- CHALLENGE
All the data must come back unchanged, except that pictures are left out.

- - - -

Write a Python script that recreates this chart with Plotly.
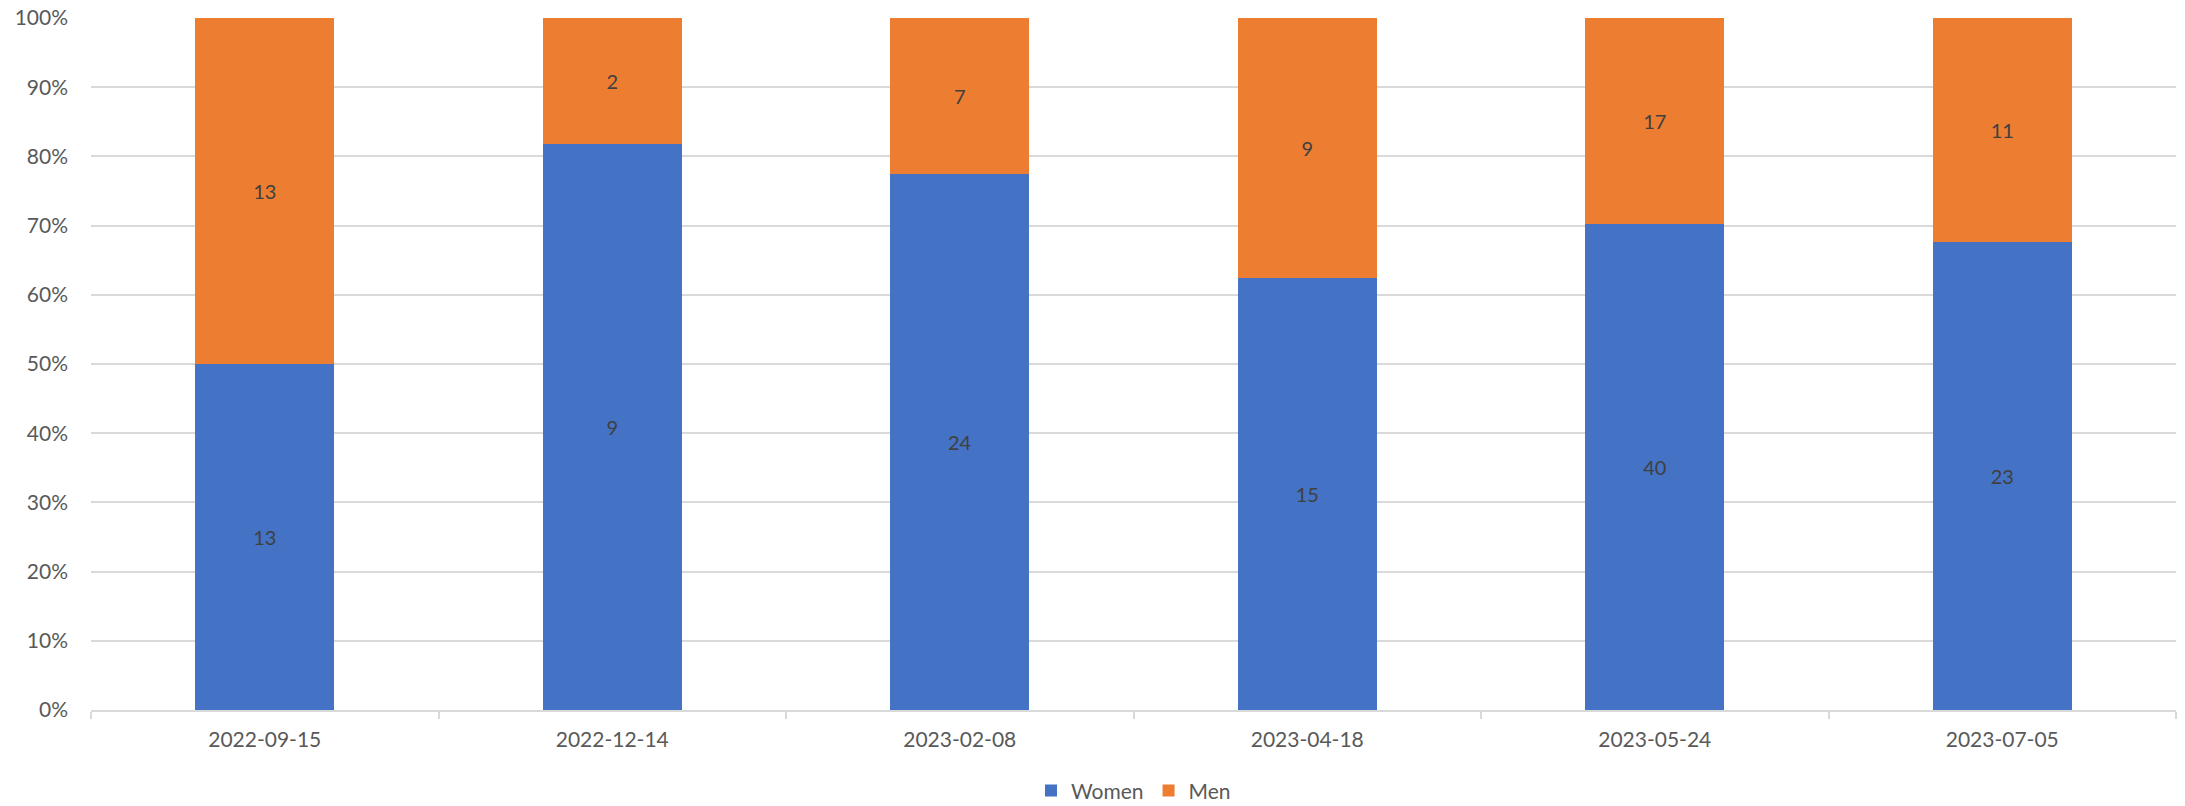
import plotly.graph_objects as go

dates = ["2022-09-15", "2022-12-14", "2023-02-08", "2023-04-18", "2023-05-24", "2023-07-05"]
women = [13, 9, 24, 15, 40, 23]
men = [13, 2, 7, 9, 17, 11]

blue = "#4472C4"
orange = "#ED7D31"
font = "Lato"

fig = go.Figure()
for name, vals, col in [("Women", women, blue), ("Men", men, orange)]:
    fig.add_trace(go.Bar(
        x=dates, y=vals, name=name, marker=dict(color=col, line=dict(width=0)),
        text=vals, texttemplate="%{text}", textposition="inside",
        insidetextanchor="middle", textangle=0,
        textfont=dict(family=font, size=20, color="#404040"),
    ))

# page has an 8px body margin, so the figure is 8px smaller than the window
fig.update_layout(
    barmode="stack", barnorm="percent", bargap=0.6,
    width=2177, height=798,
    margin=dict(l=83, r=9, t=10, b=96, autoexpand=False),
    paper_bgcolor="white", plot_bgcolor="white",
    font=dict(family=font, size=21, color="#595959"),
    legend=dict(orientation="h", x=0.5, xanchor="center", y=-0.117, yanchor="middle",
                font=dict(size=21, color="#595959"), traceorder="normal",
                itemwidth=30, tracegroupgap=0),
    uniformtext=dict(mode=False),
)
fig.update_xaxes(type="category", showgrid=False, showline=True, linecolor="#D9D9D9", linewidth=2,
                 ticks="outside", tickson="boundaries", ticklen=7, tickcolor="#D9D9D9", tickwidth=2,
                 tickfont=dict(size=21, color="#595959"), ticklabelstandoff=10, automargin=False)
fig.update_yaxes(range=[0, 100], dtick=10, ticksuffix="%", showgrid=True, gridcolor="#D9D9D9", gridwidth=2,
                 showline=False, zeroline=False, tickfont=dict(size=21, color="#595959"),
                 ticklabelstandoff=22, automargin=False, ticklabeloverflow="allow")

fig.write_html("out.html")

- - - -

- COMPLETED TASK
Write a Python script that recreates this chart with Plotly.
import plotly.graph_objects as go

dates = ["2022-09-15", "2022-12-14", "2023-02-08", "2023-04-18", "2023-05-24", "2023-07-05"]
women = [13, 9, 24, 15, 40, 23]
men = [13, 2, 7, 9, 17, 11]

blue = "#4472C4"
orange = "#ED7D31"
font = "Lato"

fig = go.Figure()
for name, vals, col in [("Women", women, blue), ("Men", men, orange)]:
    fig.add_trace(go.Bar(
        x=dates, y=vals, name=name, marker=dict(color=col, line=dict(width=0)),
        text=vals, texttemplate="%{text}", textposition="inside",
        insidetextanchor="middle", textangle=0,
        textfont=dict(family=font, size=20, color="#404040"),
    ))

# page has an 8px body margin, so the figure is 8px smaller than the window
fig.update_layout(
    barmode="stack", barnorm="percent", bargap=0.6,
    width=2177, height=798,
    margin=dict(l=83, r=9, t=10, b=96, autoexpand=False),
    paper_bgcolor="white", plot_bgcolor="white",
    font=dict(family=font, size=21, color="#595959"),
    legend=dict(orientation="h", x=0.5, xanchor="center", y=-0.117, yanchor="middle",
                font=dict(size=21, color="#595959"), traceorder="normal",
                itemwidth=30, tracegroupgap=0),
    uniformtext=dict(mode=False),
)
fig.update_xaxes(type="category", showgrid=False, showline=True, linecolor="#D9D9D9", linewidth=2,
                 ticks="outside", tickson="boundaries", ticklen=7, tickcolor="#D9D9D9", tickwidth=2,
                 tickfont=dict(size=21, color="#595959"), ticklabelstandoff=10, automargin=False)
fig.update_yaxes(range=[0, 100], dtick=10, ticksuffix="%", showgrid=True, gridcolor="#D9D9D9", gridwidth=2,
                 showline=False, zeroline=False, tickfont=dict(size=21, color="#595959"),
                 ticklabelstandoff=22, automargin=False, ticklabeloverflow="allow")

fig.write_html("out.html")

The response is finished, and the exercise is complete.